Mayor Don Iveson was tight-lipped on Wednesday about a closed-door meeting this week where councillors heard from the City of Edmonton’s legal experts about the problem-plagued Metro LRT line.
Iveson said disclosing information could jeopardize the city’s negotiations with Thales, the company responsible for the signalling system along the line.
“We ask for everyone’s patience that we’re doing our best to negotiate this,” he said. “We’re holding the contractor accountable. There’s lots of legal back and forth here. For us to play that out in the news or in the newspaper is not in Edmontonians’ interest.
“We’re as frustrated as anyone.”
Despite uncertainty around the contract, Thales was conducting testing over the weekend. On Sunday morning, the Capital Line and the Metro Line were temporarily shut down to allow for the system testing.
On May 1, city officials confirmed Thales had not met the April 30 deadline to fix the issues troubling the LRT line. The city served Thales with a notice of default under the contract.
Thales presented the city with a new plan and timetable for fixing the line and signalling system.

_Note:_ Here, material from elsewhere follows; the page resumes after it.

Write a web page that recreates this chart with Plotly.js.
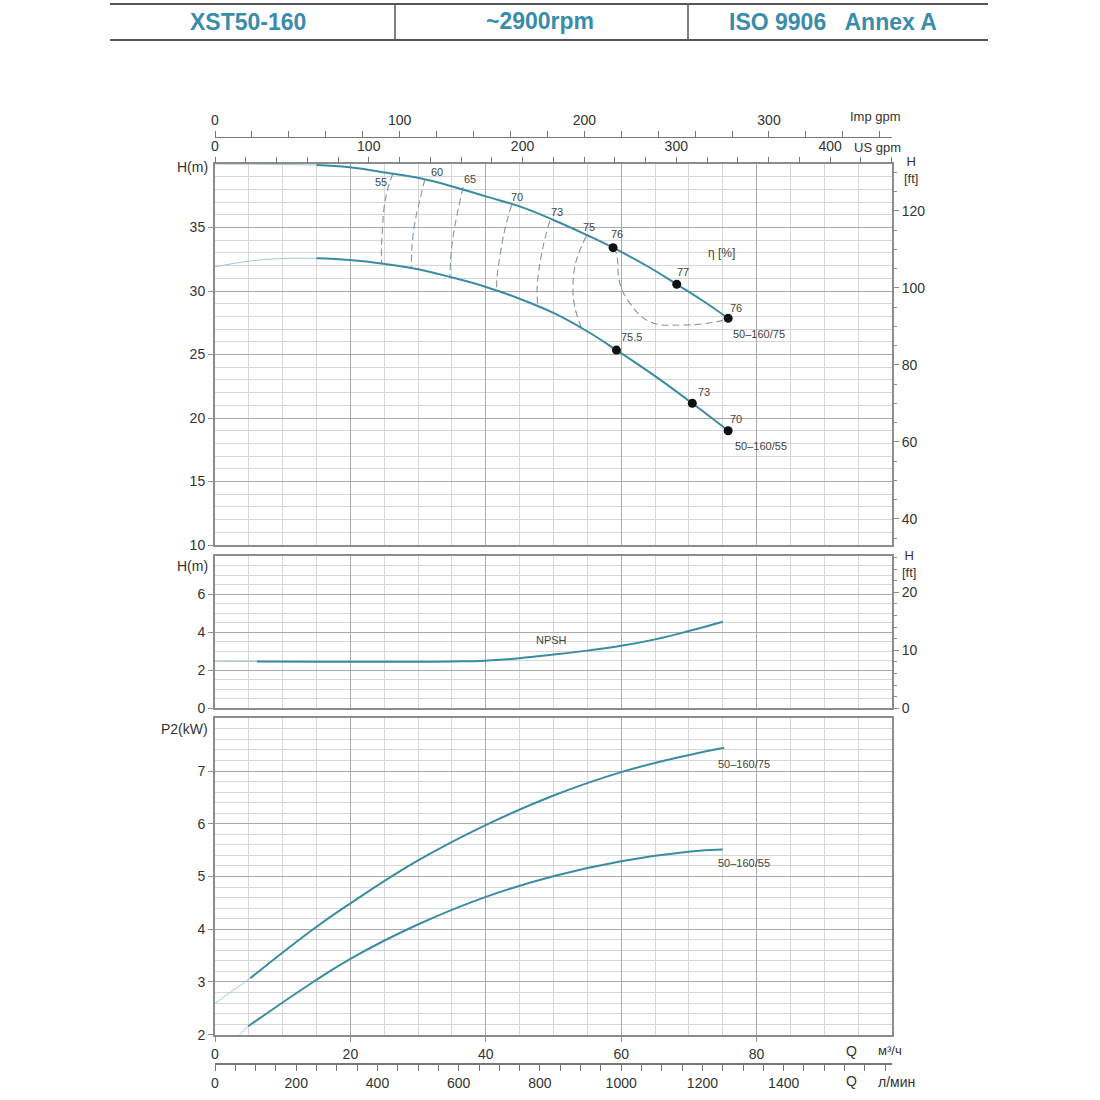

Iveson said he couldn’t elaborate on whether the city accepted the new timeline.
“There has been back and forth between the city and Thales and that will continue and that would be best done not in public. I wish there was more that I could provide for you on that, but for us to get into all that might compromise our legal strategy.”
The Metro Line LRT is still running slower than it should and operating with restrictions.
Iveson said the city is looking at alternatives to Thales.
“There’ll be some more information in the next few months. We don’t have an exact date where we’ll be talking about what the alternatives will entail,” he said.
“It’s still entirely possible that Thales may be able to deliver a working product.”
Regardless, of whether Thales resolves the issue or an alternate solution can be found, Iveson said the city will have a resolution by the end of the year.